About five years ago Praveen Vohora’s confidence was not high on the city he loves. He felt Prince Rupert was going downwards and decided to open up shop south in Surrey, even while still operating his office here.

However, since then business is doing so well that his office in Prince Rupert is outperforming his office in the lower mainland.

Vohora said that directly or indirectly the city could thank the Prince Rupert Port enlargement for the prosperity.

“In the 80’s (during the last boom days) this was a resource based town. So fishing, logging and mining were big but there would always be these fluctuations.”

But now that the city has the port he believes this will bring not only stability, it will bring necessary growth to the town.

“If you look at Surrey it grows 15,000 people per-year. That is like dropping in one Prince Rupert per-year. The reason for that is the Delta container port encourages businesses to locate there, bringing people and spin-offs that are important.

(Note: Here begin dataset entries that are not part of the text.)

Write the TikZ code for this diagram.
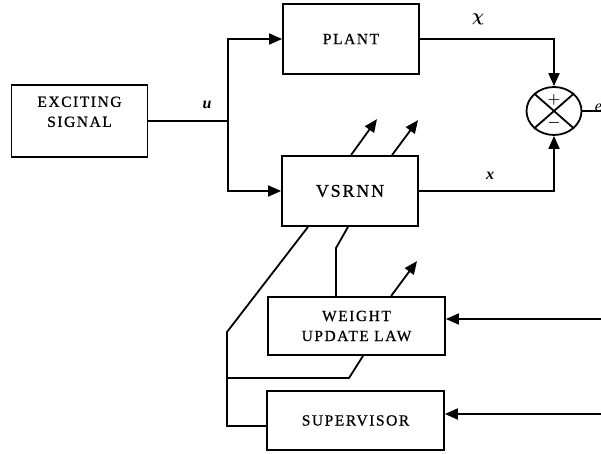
\documentclass[tikz,border=0pt]{standalone}
\usepackage{amsmath}
\usepackage{fontspec}
\setmainfont{Liberation Serif}
\usetikzlibrary{arrows.meta,shapes.geometric}
\newfontfamily\boxfont[LetterSpace=10,FakeBold=0.8]{Liberation Serif}
\tikzset{
  blk/.style={draw, inner sep=0pt, align=center,
    font=\fontsize{15.5}{20}\selectfont\boxfont},
  arr/.style={-{Triangle[length=13pt,width=11pt]}},
  lbl/.style={font=\fontsize{16}{18}\selectfont},
  sgn/.style={font=\fontsize{14}{14}\selectfont, inner sep=0pt}
}
\begin{document}
\begin{tikzpicture}[x=1pt,y=-1pt,line width=1.8pt]
\useasboundingbox (0,0) rectangle (601,454);
\node[blk, minimum width=136pt, minimum height=72pt] (exc) at (79.5,121) {EXCITING\\SIGNAL\\[-1.5pt]};
\node[blk, minimum width=136pt, minimum height=70pt] (plant) at (351,39) {PLANT};
\node[blk, minimum width=136pt, minimum height=70pt, font=\fontsize{18}{20}\selectfont\boxfont] (vsrnn) at (350,191) {VSRNN};
\node[blk, minimum width=177pt, minimum height=58pt] (wul) at (356.5,326) {WEIGHT\\UPDATE LAW};
\node[blk, minimum width=177pt, minimum height=59pt] (sup) at (355.5,420.5) {SUPERVISOR};
\node[draw, ellipse, minimum width=55pt, minimum height=48pt, inner sep=0pt] (sum) at (554,111) {};
\draw (sum.north west) -- (sum.south east) (sum.north east) -- (sum.south west);
\node[sgn] (plus) at (554,100) {$\boldsymbol{+}$};
\node[sgn] (minus) at (554,123) {$\boldsymbol{-}$};

\coordinate (junc) at (228,121);
\draw (exc.east) -- (junc);
\node[lbl] (ulab) at (207,105) {\bfseries\itshape u};
\draw[arr] (junc) |- (plant.west);
\draw[arr] (junc) |- (vsrnn.west);
\draw[arr] (plant.east) -| (sum.north);
\draw[arr] (vsrnn.east) -| (sum.south);
\node[lbl] (chilab) at (478,19) {$\boldsymbol{\chi}$};
\node[lbl] (xlab) at (490,176) {\bfseries\itshape x};
\coordinate (eout) at (601,111);
\draw (sum.east) -- (eout);
\node[lbl, anchor=west, inner sep=0pt] (elab) at (594,108) {\itshape e};

\draw[arr] ([xshift=1pt]vsrnn.north) -- ++(26,-36);
\draw[arr] ([xshift=42pt]vsrnn.north) -- ++(26,-35);

\coordinate (k1) at (227,332);
\coordinate (k2) at (227,426);
\draw ([xshift=-42pt]vsrnn.south) -- (k1) -- (k2) -- ([yshift=-5.5pt]sup.west);
\coordinate (k3) at (336,248);
\draw ([xshift=-2pt]vsrnn.south) -- (k3) -- ([xshift=-20.5pt]wul.north);
\draw[arr] ([xshift=34.5pt]wul.north) -- ++(26,-35);
\coordinate (k4) at (349,378);
\coordinate (k5) at (227,378);
\draw ([xshift=6.5pt]wul.south) -- (k4) -- (k5);

\coordinate (in1) at (601,319);
\coordinate (in2) at (601,414);
\draw[arr] (in1) -- ([yshift=7pt]wul.east);
\draw[arr] (in2) -- ([yshift=6.5pt]sup.east);
\end{tikzpicture}
\end{document}
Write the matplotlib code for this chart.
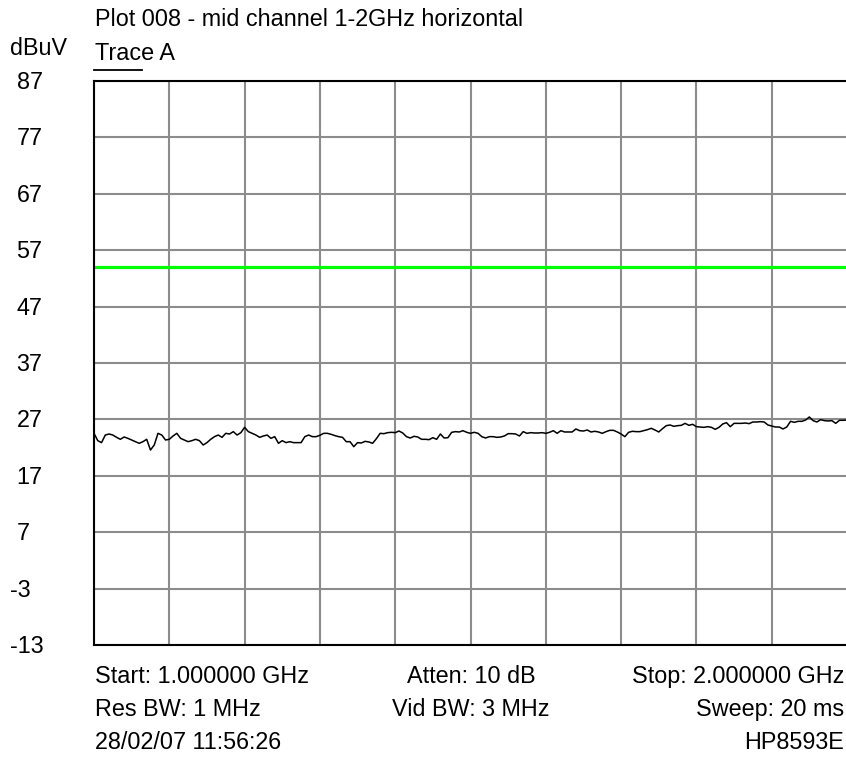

Not that Prince Rupert should expect to see that kind of exponential growth, Vohora clarified. But the port does give the city a kind of drawing power that attracts business owners.

“For us, a guy in Hazelton who could be logging in the past would have to send his product down to Vancouver to get it shipped. But now Prince Rupert can help him out.”

Asked about what he appreciated most as a man and father living in Prince Rupert, Vohora said it was the community feel to the city that you can’t duplicate in bigger urban environments.

“(This) is a great place for my kids to grow up in and get a place where you can really get involved in the community.”